Line by line, repeat the data below exactly, beginning at the first line and ending at the line with "631, ty: 642". Omit pictures.

┌─ SUPPLIED DATA

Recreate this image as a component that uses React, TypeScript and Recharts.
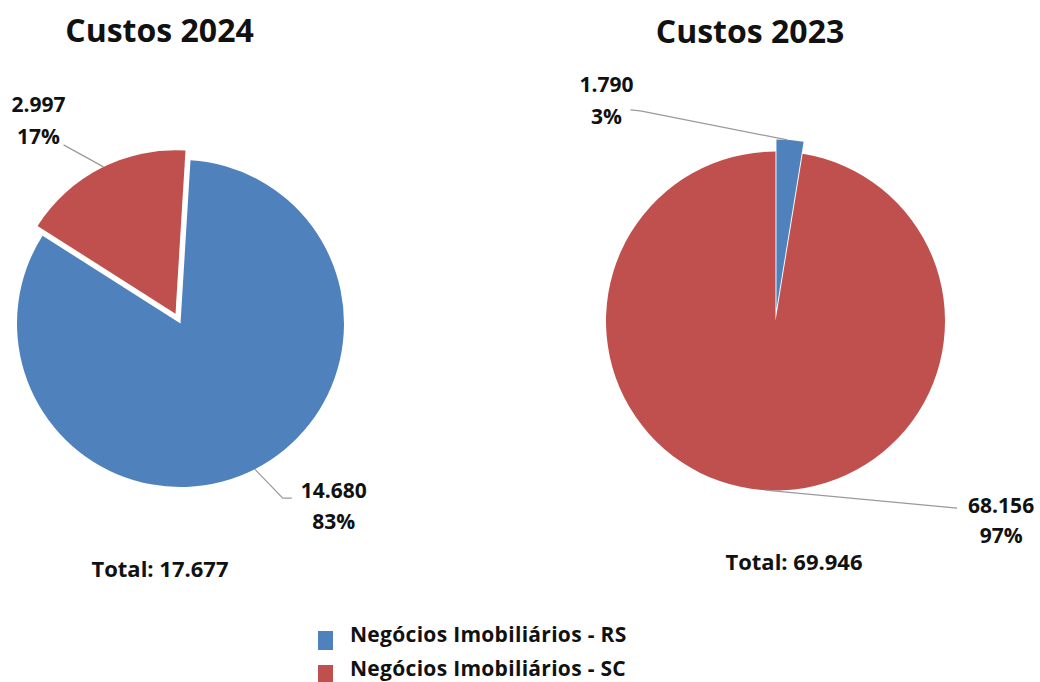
import React from "react";
import { PieChart, Pie, Cell } from "recharts";

// ---- data ----
const seriesNames = ["Negócios Imobiliários - RS", "Negócios Imobiliários - SC"];
const chartTitles = ["Custos 2024", "Custos 2023"];
const values2024 = [14680, 2997];
const values2023 = [1790, 68156];
const explodedIndex = [1, 0]; // which slice is pulled out in each chart

// ---- styles / layout ----
const COLORS = ["#4F81BD", "#C0504D"];
const FONT = "'Open Sans', 'Noto Sans', sans-serif";
const TEXT_COLOR = "#111111";
const LINE_COLOR = "#9a9a9a";
const RAD = Math.PI / 180;

const pieLayout = [
  { cx: 180.5, cy: 323.5, r: 163.5, explode: 11, start: 86.5, titleX: 159.5, titleY: 42, totalX: 160, totalY: 577 },
  { cx: 775.5, cy: 321, r: 169.5, explode: 12, start: 90, titleX: 750, titleY: 43, totalX: 794, totalY: 570 },
];

const legendLayout = { squareX: 318, textX: 350, rows: [{ sy: 631, ty: 642 }, { sy: 665, ty: 676 }] };

type LabelCfg = { shift: number; pts: [number, number][]; tx: number; ty1: number; ty2: number };
const labelCfgs: LabelCfg[][] = [
  [
    { shift: 0, pts: [[28, 29], [37, 29]], tx: 79, ty1: 29, ty2: 60 },
    { shift: -0.9, pts: [[-40, -22]], tx: -65, ty1: -55, ty2: -23 },
  ],
  [
    { shift: 0.9, pts: [[-147, -29], [-157, -30]], tx: -181, ty1: -48, ty2: -16 },
    { shift: 1.1, pts: [[192, 18]], tx: 236, ty1: 23, ty2: 53 },
  ],
];

const fmt = (n: number) => String(n).replace(/\B(?=(\d{3})+(?!\d))/g, ".");

function buildData(values: number[]) {
  return values.map((v, i) => ({ name: seriesNames[i], value: v }));
}

function midAngleOf(values: number[], idx: number, start: number) {
  const total = values.reduce((a, b) => a + b, 0);
  let cum = 0;
  for (let i = 0; i < idx; i++) cum += values[i];
  return start - (360 * (cum + values[idx] / 2)) / total;
}

function makeLabel(chartIdx: number, visible: number[]) {
  return (props: any) => {
    const { index, cx, cy, outerRadius, midAngle, value, percent } = props;
    if (!visible.includes(index)) return null;
    const cfg = labelCfgs[chartIdx][index];
    const a = (midAngle + cfg.shift) * RAD;
    const sx = cx + outerRadius * Math.cos(a);
    const sy = cy - outerRadius * Math.sin(a);
    const points = [[sx, sy], ...cfg.pts.map(([dx, dy]) => [sx + dx, sy + dy])]
      .map((p) => p.join(","))
      .join(" ");
    return (
      <g key={`lbl-${chartIdx}-${index}`}>
        <polyline points={points} fill="none" stroke={LINE_COLOR} strokeWidth={1.2} />
        <text
          x={sx + cfg.tx}
          y={sy + cfg.ty1}
          textAnchor="middle"
          fontFamily={FONT}
          fontWeight={700}
          fontSize={21}
          fill={TEXT_COLOR}
        >
          {fmt(value)}
        </text>
        <text
          x={sx + cfg.tx}
          y={sy + cfg.ty2}
          textAnchor="middle"
          fontFamily={FONT}
          fontWeight={700}
          fontSize={21}
          fill={TEXT_COLOR}
        >
          {`${Math.round(percent * 100)}%`}
        </text>
      </g>
    );
  };
}

function renderPies(values: number[], chartIdx: number) {
  const lay = pieLayout[chartIdx];
  const ex = explodedIndex[chartIdx];
  const data = buildData(values);
  const ang = midAngleOf(values, ex, lay.start) * RAD;
  const ecx = lay.cx + lay.explode * Math.cos(ang);
  const ecy = lay.cy - lay.explode * Math.sin(ang);
  const others = values.map((_, i) => i).filter((i) => i !== ex);
  return [
    <Pie
      key={`base-${chartIdx}`}
      data={data}
      dataKey="value"
      nameKey="name"
      cx={lay.cx}
      cy={lay.cy}
      outerRadius={lay.r}
      startAngle={lay.start}
      endAngle={lay.start - 360}
      isAnimationActive={false}
      label={makeLabel(chartIdx, others)}
      labelLine={false}
      stroke="none"
    >
      {data.map((_, i) => (
        <Cell key={i} fill={i === ex ? "none" : COLORS[i]} stroke="none" />
      ))}
    </Pie>,
    <Pie
      key={`ex-${chartIdx}`}
      data={data}
      dataKey="value"
      nameKey="name"
      cx={ecx}
      cy={ecy}
      outerRadius={lay.r}
      startAngle={lay.start}
      endAngle={lay.start - 360}
      isAnimationActive={false}
      label={makeLabel(chartIdx, [ex])}
      labelLine={false}
      stroke="none"
    >
      {data.map((_, i) => (
        <Cell key={i} fill={i === ex ? COLORS[i] : "none"} stroke="none" />
      ))}
    </Pie>,
  ];
}

export default function App() {
  const allValues = [values2024, values2023];
  return (
    <div style={{ position: "absolute", left: 0, top: 0, width: 1040, height: 682, background: "#fff", overflow: "hidden" }}>
      <PieChart width={1040} height={682} margin={{ top: 0, right: 0, bottom: 0, left: 0 }}>
        {renderPies(values2024, 0)}
        {renderPies(values2023, 1)}
      </PieChart>
      <svg
        width={1040}
        height={682}
        style={{ position: "absolute", left: 0, top: 0, pointerEvents: "none" }}
      >
        {chartTitles.map((t, i) => (
          <text
            key={t}
            x={pieLayout[i].titleX}
            y={pieLayout[i].titleY}
            textAnchor="middle"
            fontFamily={FONT}
            fontWeight={700}
            fontSize={32}
            fill={TEXT_COLOR}
          >
            {t}
          </text>
        ))}
        {allValues.map((vals, i) => (
          <text
            key={`total-${i}`}
            x={pieLayout[i].totalX}
            y={pieLayout[i].totalY}
            textAnchor="middle"
            fontFamily={FONT}
            fontWeight={700}
            fontSize={22}
            fill={TEXT_COLOR}
          >
            {`Total: ${fmt(vals.reduce((a, b) => a + b, 0))}`}
          </text>
        ))}
        {seriesNames.map((n, i) => (
          <g key={n}>
            <rect x={legendLayout.squareX} y={legendLayout.rows[i].sy} width={15} height={19} fill={COLORS[i]} />
            <text
              x={legendLayout.textX}
              y={legendLayout.rows[i].ty}
              fontFamily={FONT}
              fontWeight={700}
              fontSize={21}
              letterSpacing={0.3}
              fill={TEXT_COLOR}
            >
              {n}
            </text>
          </g>
        ))}
      </svg>
    </div>
  );
}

└─

▶ THE RESPONSE
Recreate this image as a component that uses React, TypeScript and Recharts.
import React from "react";
import { PieChart, Pie, Cell } from "recharts";

// ---- data ----
const seriesNames = ["Negócios Imobiliários - RS", "Negócios Imobiliários - SC"];
const chartTitles = ["Custos 2024", "Custos 2023"];
const values2024 = [14680, 2997];
const values2023 = [1790, 68156];
const explodedIndex = [1, 0]; // which slice is pulled out in each chart

// ---- styles / layout ----
const COLORS = ["#4F81BD", "#C0504D"];
const FONT = "'Open Sans', 'Noto Sans', sans-serif";
const TEXT_COLOR = "#111111";
const LINE_COLOR = "#9a9a9a";
const RAD = Math.PI / 180;

const pieLayout = [
  { cx: 180.5, cy: 323.5, r: 163.5, explode: 11, start: 86.5, titleX: 159.5, titleY: 42, totalX: 160, totalY: 577 },
  { cx: 775.5, cy: 321, r: 169.5, explode: 12, start: 90, titleX: 750, titleY: 43, totalX: 794, totalY: 570 },
];

const legendLayout = { squareX: 318, textX: 350, rows: [{ sy: 631, ty: 642 }, { sy: 665, ty: 676 }] };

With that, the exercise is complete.